— START Input data —
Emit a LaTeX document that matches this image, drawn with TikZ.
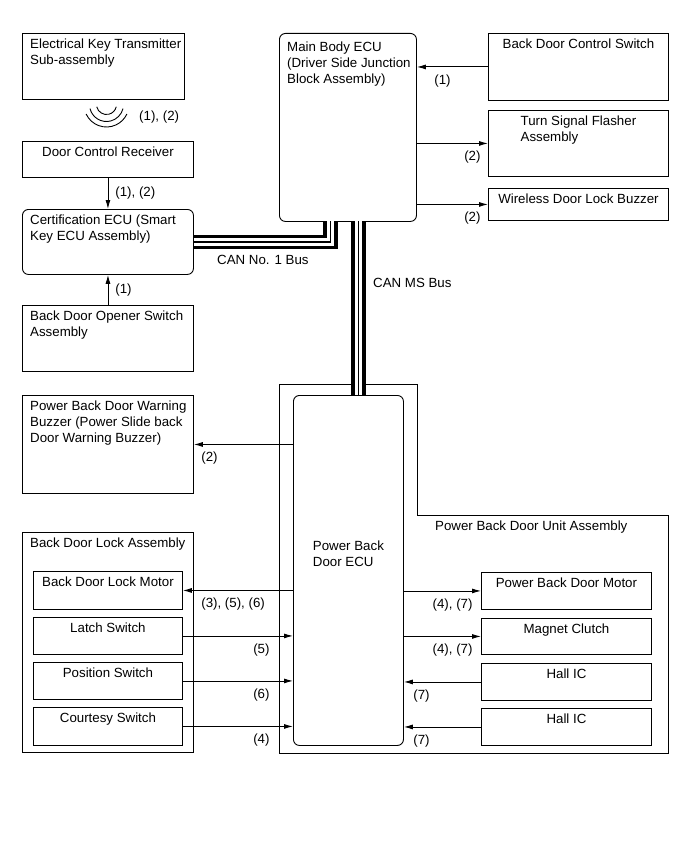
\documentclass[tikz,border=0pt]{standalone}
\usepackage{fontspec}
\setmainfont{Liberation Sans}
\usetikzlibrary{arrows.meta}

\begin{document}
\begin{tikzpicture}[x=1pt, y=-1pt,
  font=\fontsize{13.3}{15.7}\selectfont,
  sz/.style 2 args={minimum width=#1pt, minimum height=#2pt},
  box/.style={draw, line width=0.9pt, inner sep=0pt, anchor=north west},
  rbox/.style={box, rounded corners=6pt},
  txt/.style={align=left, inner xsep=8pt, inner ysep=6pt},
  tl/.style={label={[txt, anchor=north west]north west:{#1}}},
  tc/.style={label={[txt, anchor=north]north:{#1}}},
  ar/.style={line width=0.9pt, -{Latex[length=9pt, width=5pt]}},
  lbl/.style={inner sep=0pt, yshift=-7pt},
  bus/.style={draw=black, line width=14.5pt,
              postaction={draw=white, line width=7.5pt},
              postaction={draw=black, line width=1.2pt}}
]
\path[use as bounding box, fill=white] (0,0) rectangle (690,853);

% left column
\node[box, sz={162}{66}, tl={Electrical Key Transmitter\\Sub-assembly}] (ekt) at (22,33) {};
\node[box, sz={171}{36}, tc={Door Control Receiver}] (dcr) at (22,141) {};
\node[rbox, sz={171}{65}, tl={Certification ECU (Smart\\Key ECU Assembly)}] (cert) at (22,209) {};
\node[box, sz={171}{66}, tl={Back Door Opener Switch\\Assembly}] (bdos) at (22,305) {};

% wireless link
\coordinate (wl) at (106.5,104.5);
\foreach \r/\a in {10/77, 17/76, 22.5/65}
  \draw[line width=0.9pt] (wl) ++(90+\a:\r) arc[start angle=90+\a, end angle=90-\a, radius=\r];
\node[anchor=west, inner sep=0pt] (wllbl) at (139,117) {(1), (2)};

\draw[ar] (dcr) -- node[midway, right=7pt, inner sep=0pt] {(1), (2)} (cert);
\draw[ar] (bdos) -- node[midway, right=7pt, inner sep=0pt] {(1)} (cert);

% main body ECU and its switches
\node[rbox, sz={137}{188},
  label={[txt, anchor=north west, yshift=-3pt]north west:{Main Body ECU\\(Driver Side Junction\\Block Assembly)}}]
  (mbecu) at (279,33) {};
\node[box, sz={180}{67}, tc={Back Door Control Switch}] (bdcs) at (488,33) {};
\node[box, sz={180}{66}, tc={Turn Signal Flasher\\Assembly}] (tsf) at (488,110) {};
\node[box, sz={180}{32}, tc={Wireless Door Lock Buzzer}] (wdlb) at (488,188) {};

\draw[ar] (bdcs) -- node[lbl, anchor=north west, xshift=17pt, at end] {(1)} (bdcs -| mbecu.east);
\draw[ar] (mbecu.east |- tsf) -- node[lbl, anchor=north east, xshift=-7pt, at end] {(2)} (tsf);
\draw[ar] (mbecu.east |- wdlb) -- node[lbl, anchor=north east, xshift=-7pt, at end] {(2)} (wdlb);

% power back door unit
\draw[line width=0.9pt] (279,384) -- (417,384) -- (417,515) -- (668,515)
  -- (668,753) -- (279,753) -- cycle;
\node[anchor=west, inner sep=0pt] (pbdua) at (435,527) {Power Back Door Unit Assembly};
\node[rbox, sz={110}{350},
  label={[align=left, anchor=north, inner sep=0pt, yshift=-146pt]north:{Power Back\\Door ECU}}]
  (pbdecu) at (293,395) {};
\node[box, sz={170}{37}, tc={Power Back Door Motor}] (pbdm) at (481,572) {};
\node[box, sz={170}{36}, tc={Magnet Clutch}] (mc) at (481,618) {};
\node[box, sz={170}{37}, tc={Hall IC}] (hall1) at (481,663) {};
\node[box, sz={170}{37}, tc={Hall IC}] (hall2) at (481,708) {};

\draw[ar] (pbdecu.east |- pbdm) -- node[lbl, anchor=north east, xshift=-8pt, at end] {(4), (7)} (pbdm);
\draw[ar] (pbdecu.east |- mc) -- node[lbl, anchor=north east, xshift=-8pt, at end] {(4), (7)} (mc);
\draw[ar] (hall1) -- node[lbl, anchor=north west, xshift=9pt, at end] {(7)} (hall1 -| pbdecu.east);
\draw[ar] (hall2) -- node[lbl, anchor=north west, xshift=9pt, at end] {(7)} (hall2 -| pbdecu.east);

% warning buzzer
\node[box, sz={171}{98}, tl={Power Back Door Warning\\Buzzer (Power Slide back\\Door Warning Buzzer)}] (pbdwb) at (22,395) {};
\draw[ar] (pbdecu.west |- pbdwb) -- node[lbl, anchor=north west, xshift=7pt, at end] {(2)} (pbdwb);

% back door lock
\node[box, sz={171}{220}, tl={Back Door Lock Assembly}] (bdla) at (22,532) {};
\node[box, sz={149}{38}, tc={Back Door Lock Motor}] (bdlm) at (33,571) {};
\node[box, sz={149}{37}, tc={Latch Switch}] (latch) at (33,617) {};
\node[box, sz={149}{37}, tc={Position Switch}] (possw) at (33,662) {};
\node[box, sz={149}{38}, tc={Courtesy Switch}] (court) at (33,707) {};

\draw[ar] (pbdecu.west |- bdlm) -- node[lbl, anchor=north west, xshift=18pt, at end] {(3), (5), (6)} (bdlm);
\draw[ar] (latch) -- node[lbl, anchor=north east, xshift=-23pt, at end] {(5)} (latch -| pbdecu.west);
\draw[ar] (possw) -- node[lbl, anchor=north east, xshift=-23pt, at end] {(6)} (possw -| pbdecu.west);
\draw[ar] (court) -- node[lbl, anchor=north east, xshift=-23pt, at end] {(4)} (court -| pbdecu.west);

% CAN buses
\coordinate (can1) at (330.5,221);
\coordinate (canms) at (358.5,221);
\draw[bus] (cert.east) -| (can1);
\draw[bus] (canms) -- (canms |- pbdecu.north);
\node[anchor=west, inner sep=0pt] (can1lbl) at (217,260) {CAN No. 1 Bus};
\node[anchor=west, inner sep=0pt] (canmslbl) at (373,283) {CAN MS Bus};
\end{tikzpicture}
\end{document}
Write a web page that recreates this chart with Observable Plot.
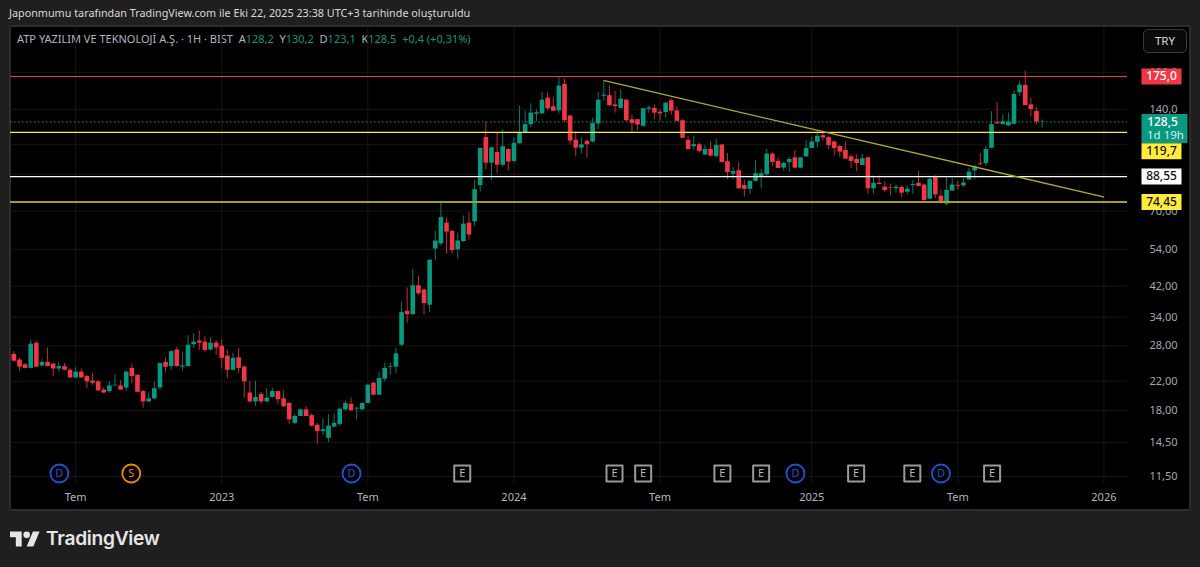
— END Input data —
Given request: Above are the records; reproduce them exactly and leave out the pictures.

Completed exercise:
Emit a LaTeX document that matches this image, drawn with TikZ.
\documentclass[tikz,border=0pt]{standalone}
\usepackage{fontspec}
\setmainfont{Liberation Sans}
\usetikzlibrary{arrows.meta}

\begin{document}
\begin{tikzpicture}[x=1pt, y=-1pt,
  font=\fontsize{13.3}{15.7}\selectfont,
  sz/.style 2 args={minimum width=#1pt, minimum height=#2pt},
  box/.style={draw, line width=0.9pt, inner sep=0pt, anchor=north west},
  rbox/.style={box, rounded corners=6pt},
  txt/.style={align=left, inner xsep=8pt, inner ysep=6pt},
  tl/.style={label={[txt, anchor=north west]north west:{#1}}},
  tc/.style={label={[txt, anchor=north]north:{#1}}},
  ar/.style={line width=0.9pt, -{Latex[length=9pt, width=5pt]}},
  lbl/.style={inner sep=0pt, yshift=-7pt},
  bus/.style={draw=black, line width=14.5pt,
              postaction={draw=white, line width=7.5pt},
              postaction={draw=black, line width=1.2pt}}
]
\path[use as bounding box, fill=white] (0,0) rectangle (690,853);

% left column
\node[box, sz={162}{66}, tl={Electrical Key Transmitter\\Sub-assembly}] (ekt) at (22,33) {};
\node[box, sz={171}{36}, tc={Door Control Receiver}] (dcr) at (22,141) {};
\node[rbox, sz={171}{65}, tl={Certification ECU (Smart\\Key ECU Assembly)}] (cert) at (22,209) {};
\node[box, sz={171}{66}, tl={Back Door Opener Switch\\Assembly}] (bdos) at (22,305) {};

% wireless link
\coordinate (wl) at (106.5,104.5);
\foreach \r/\a in {10/77, 17/76, 22.5/65}
  \draw[line width=0.9pt] (wl) ++(90+\a:\r) arc[start angle=90+\a, end angle=90-\a, radius=\r];
\node[anchor=west, inner sep=0pt] (wllbl) at (139,117) {(1), (2)};

\draw[ar] (dcr) -- node[midway, right=7pt, inner sep=0pt] {(1), (2)} (cert);
\draw[ar] (bdos) -- node[midway, right=7pt, inner sep=0pt] {(1)} (cert);

% main body ECU and its switches
\node[rbox, sz={137}{188},
  label={[txt, anchor=north west, yshift=-3pt]north west:{Main Body ECU\\(Driver Side Junction\\Block Assembly)}}]
  (mbecu) at (279,33) {};
\node[box, sz={180}{67}, tc={Back Door Control Switch}] (bdcs) at (488,33) {};
\node[box, sz={180}{66}, tc={Turn Signal Flasher\\Assembly}] (tsf) at (488,110) {};
\node[box, sz={180}{32}, tc={Wireless Door Lock Buzzer}] (wdlb) at (488,188) {};

\draw[ar] (bdcs) -- node[lbl, anchor=north west, xshift=17pt, at end] {(1)} (bdcs -| mbecu.east);
\draw[ar] (mbecu.east |- tsf) -- node[lbl, anchor=north east, xshift=-7pt, at end] {(2)} (tsf);
\draw[ar] (mbecu.east |- wdlb) -- node[lbl, anchor=north east, xshift=-7pt, at end] {(2)} (wdlb);

% power back door unit
\draw[line width=0.9pt] (279,384) -- (417,384) -- (417,515) -- (668,515)
  -- (668,753) -- (279,753) -- cycle;
\node[anchor=west, inner sep=0pt] (pbdua) at (435,527) {Power Back Door Unit Assembly};
\node[rbox, sz={110}{350},
  label={[align=left, anchor=north, inner sep=0pt, yshift=-146pt]north:{Power Back\\Door ECU}}]
  (pbdecu) at (293,395) {};
\node[box, sz={170}{37}, tc={Power Back Door Motor}] (pbdm) at (481,572) {};
\node[box, sz={170}{36}, tc={Magnet Clutch}] (mc) at (481,618) {};
\node[box, sz={170}{37}, tc={Hall IC}] (hall1) at (481,663) {};
\node[box, sz={170}{37}, tc={Hall IC}] (hall2) at (481,708) {};

\draw[ar] (pbdecu.east |- pbdm) -- node[lbl, anchor=north east, xshift=-8pt, at end] {(4), (7)} (pbdm);
\draw[ar] (pbdecu.east |- mc) -- node[lbl, anchor=north east, xshift=-8pt, at end] {(4), (7)} (mc);
\draw[ar] (hall1) -- node[lbl, anchor=north west, xshift=9pt, at end] {(7)} (hall1 -| pbdecu.east);
\draw[ar] (hall2) -- node[lbl, anchor=north west, xshift=9pt, at end] {(7)} (hall2 -| pbdecu.east);

% warning buzzer
\node[box, sz={171}{98}, tl={Power Back Door Warning\\Buzzer (Power Slide back\\Door Warning Buzzer)}] (pbdwb) at (22,395) {};
\draw[ar] (pbdecu.west |- pbdwb) -- node[lbl, anchor=north west, xshift=7pt, at end] {(2)} (pbdwb);

% back door lock
\node[box, sz={171}{220}, tl={Back Door Lock Assembly}] (bdla) at (22,532) {};
\node[box, sz={149}{38}, tc={Back Door Lock Motor}] (bdlm) at (33,571) {};
\node[box, sz={149}{37}, tc={Latch Switch}] (latch) at (33,617) {};
\node[box, sz={149}{37}, tc={Position Switch}] (possw) at (33,662) {};
\node[box, sz={149}{38}, tc={Courtesy Switch}] (court) at (33,707) {};

\draw[ar] (pbdecu.west |- bdlm) -- node[lbl, anchor=north west, xshift=18pt, at end] {(3), (5), (6)} (bdlm);
\draw[ar] (latch) -- node[lbl, anchor=north east, xshift=-23pt, at end] {(5)} (latch -| pbdecu.west);
\draw[ar] (possw) -- node[lbl, anchor=north east, xshift=-23pt, at end] {(6)} (possw -| pbdecu.west);
\draw[ar] (court) -- node[lbl, anchor=north east, xshift=-23pt, at end] {(4)} (court -| pbdecu.west);

% CAN buses
\coordinate (can1) at (330.5,221);
\coordinate (canms) at (358.5,221);
\draw[bus] (cert.east) -| (can1);
\draw[bus] (canms) -- (canms |- pbdecu.north);
\node[anchor=west, inner sep=0pt] (can1lbl) at (217,260) {CAN No. 1 Bus};
\node[anchor=west, inner sep=0pt] (canmslbl) at (373,283) {CAN MS Bus};
\end{tikzpicture}
\end{document}
Write a web page that recreates this chart with Observable Plot.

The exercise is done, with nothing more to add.